EXERCISE GOAL: Leave out all pictures and give back precisely the lines from the line with "Write a web" to the line with "100, interval: 10", including those two lines.

Plotting code records:
## BEGIN

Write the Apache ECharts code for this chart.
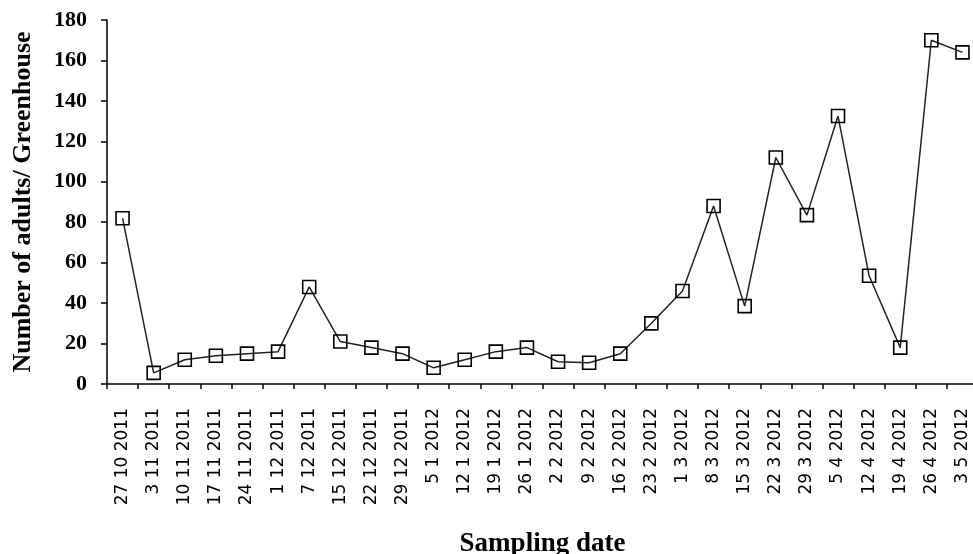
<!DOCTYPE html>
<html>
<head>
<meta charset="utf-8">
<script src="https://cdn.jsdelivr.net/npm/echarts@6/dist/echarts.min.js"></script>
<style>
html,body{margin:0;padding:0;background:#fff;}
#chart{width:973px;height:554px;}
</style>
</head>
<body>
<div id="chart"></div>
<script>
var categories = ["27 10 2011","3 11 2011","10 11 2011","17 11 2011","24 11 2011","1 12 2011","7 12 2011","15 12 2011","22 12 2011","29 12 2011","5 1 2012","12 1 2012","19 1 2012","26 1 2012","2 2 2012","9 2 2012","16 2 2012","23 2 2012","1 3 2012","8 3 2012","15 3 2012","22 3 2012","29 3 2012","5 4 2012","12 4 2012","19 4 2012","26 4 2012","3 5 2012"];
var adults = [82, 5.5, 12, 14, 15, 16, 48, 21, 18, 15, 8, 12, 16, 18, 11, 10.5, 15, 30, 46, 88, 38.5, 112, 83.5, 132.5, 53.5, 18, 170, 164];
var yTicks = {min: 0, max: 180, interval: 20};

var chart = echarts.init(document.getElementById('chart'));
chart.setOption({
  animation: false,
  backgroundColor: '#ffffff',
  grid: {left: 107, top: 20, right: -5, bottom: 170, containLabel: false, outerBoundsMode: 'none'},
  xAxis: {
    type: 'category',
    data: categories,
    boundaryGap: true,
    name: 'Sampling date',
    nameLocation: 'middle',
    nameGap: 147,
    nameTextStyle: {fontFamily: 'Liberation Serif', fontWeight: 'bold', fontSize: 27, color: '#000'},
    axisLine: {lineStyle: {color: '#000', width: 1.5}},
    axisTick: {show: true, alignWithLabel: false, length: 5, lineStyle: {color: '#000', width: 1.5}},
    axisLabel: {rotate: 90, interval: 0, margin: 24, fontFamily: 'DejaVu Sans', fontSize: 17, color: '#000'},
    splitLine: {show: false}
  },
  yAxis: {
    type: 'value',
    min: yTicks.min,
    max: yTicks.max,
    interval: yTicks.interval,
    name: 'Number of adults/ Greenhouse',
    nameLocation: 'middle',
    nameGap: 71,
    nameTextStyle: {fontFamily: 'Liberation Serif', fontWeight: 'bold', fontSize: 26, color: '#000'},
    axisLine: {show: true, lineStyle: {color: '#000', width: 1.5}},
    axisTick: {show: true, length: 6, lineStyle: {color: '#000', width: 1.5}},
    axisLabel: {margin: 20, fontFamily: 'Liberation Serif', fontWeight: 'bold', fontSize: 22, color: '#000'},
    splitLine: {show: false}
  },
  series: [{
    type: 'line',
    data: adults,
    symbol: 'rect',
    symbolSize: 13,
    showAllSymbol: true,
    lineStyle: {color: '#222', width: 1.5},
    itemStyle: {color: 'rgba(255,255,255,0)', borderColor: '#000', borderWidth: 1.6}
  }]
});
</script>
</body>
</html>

## END
## BEGIN

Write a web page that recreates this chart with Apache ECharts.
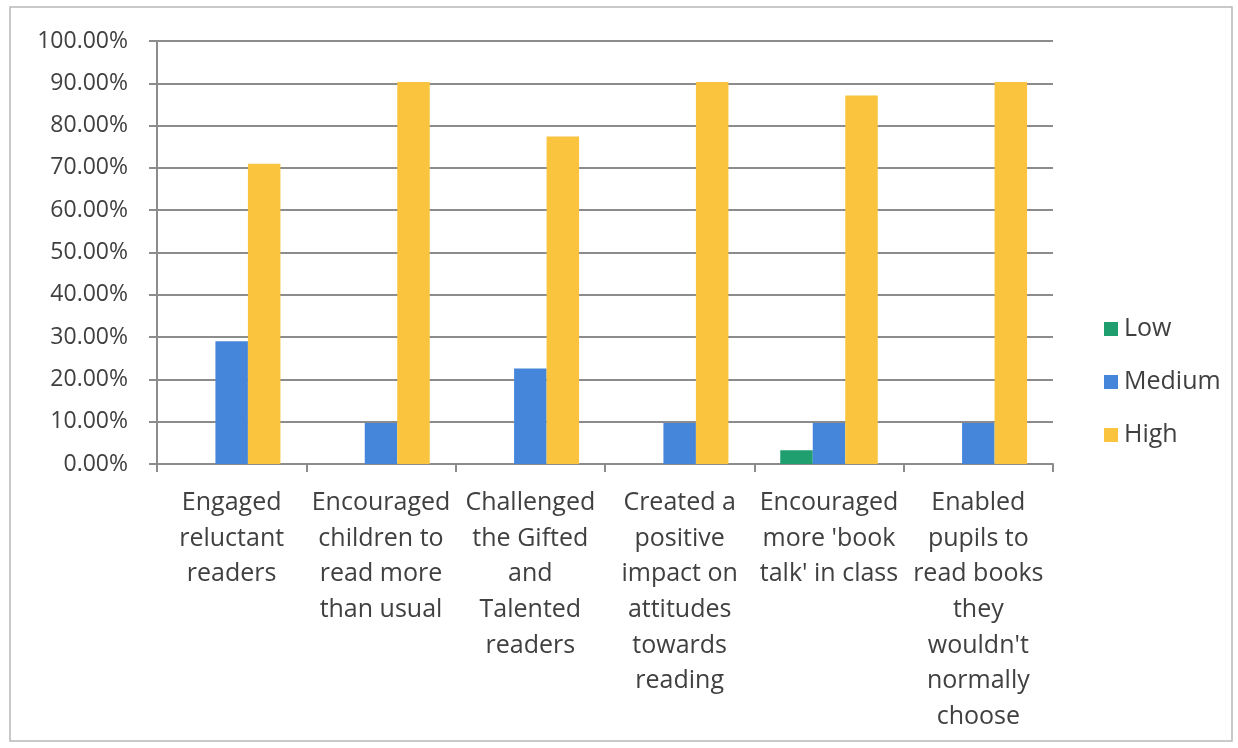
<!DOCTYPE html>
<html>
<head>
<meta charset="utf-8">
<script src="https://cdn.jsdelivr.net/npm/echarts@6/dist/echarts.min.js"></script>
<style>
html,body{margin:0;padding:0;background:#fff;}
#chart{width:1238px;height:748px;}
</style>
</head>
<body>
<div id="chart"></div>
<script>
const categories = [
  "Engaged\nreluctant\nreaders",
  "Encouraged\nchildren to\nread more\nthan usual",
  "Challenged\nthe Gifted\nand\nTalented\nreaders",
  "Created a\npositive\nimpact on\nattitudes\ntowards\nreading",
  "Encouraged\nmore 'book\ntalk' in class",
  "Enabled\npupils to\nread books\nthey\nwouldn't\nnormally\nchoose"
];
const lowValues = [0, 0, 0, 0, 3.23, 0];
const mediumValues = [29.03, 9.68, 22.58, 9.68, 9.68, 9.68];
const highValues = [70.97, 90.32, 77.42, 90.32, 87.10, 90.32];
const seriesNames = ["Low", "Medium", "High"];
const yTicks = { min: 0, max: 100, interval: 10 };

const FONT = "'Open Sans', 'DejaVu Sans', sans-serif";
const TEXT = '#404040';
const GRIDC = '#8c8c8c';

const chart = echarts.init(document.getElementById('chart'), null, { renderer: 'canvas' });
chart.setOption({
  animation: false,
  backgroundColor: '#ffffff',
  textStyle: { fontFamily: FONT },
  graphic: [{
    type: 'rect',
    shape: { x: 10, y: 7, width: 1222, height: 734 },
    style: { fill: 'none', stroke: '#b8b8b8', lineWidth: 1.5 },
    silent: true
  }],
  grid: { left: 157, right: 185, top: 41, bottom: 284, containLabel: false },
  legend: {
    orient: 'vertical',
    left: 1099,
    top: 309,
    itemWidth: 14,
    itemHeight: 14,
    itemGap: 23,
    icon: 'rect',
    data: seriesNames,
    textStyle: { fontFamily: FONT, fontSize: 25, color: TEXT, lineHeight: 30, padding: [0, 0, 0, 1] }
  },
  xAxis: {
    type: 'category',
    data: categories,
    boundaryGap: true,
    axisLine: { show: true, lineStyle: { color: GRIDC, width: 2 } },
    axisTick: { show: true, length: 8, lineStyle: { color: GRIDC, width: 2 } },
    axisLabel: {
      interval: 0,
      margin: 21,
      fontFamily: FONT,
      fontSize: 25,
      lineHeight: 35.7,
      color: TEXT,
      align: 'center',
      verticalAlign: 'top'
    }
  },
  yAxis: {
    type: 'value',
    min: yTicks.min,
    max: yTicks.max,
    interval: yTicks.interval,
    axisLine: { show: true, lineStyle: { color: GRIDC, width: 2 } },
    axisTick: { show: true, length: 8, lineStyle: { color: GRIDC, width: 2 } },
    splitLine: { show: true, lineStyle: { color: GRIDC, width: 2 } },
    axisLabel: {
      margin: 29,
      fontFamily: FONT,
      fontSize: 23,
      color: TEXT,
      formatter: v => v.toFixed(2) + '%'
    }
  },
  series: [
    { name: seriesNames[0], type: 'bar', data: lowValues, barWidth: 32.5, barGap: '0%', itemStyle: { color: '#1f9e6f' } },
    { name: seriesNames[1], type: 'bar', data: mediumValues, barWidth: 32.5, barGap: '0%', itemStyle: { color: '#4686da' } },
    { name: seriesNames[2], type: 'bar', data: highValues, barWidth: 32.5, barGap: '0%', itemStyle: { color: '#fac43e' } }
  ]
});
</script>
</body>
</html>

## END

TASK RESULT:
Write a web page that recreates this chart with Apache ECharts.
<!DOCTYPE html>
<html>
<head>
<meta charset="utf-8">
<script src="https://cdn.jsdelivr.net/npm/echarts@6/dist/echarts.min.js"></script>
<style>
html,body{margin:0;padding:0;background:#fff;}
#chart{width:1238px;height:748px;}
</style>
</head>
<body>
<div id="chart"></div>
<script>
const categories = [
  "Engaged\nreluctant\nreaders",
  "Encouraged\nchildren to\nread more\nthan usual",
  "Challenged\nthe Gifted\nand\nTalented\nreaders",
  "Created a\npositive\nimpact on\nattitudes\ntowards\nreading",
  "Encouraged\nmore 'book\ntalk' in class",
  "Enabled\npupils to\nread books\nthey\nwouldn't\nnormally\nchoose"
];
const lowValues = [0, 0, 0, 0, 3.23, 0];
const mediumValues = [29.03, 9.68, 22.58, 9.68, 9.68, 9.68];
const highValues = [70.97, 90.32, 77.42, 90.32, 87.10, 90.32];
const seriesNames = ["Low", "Medium", "High"];
const yTicks = { min: 0, max: 100, interval: 10 };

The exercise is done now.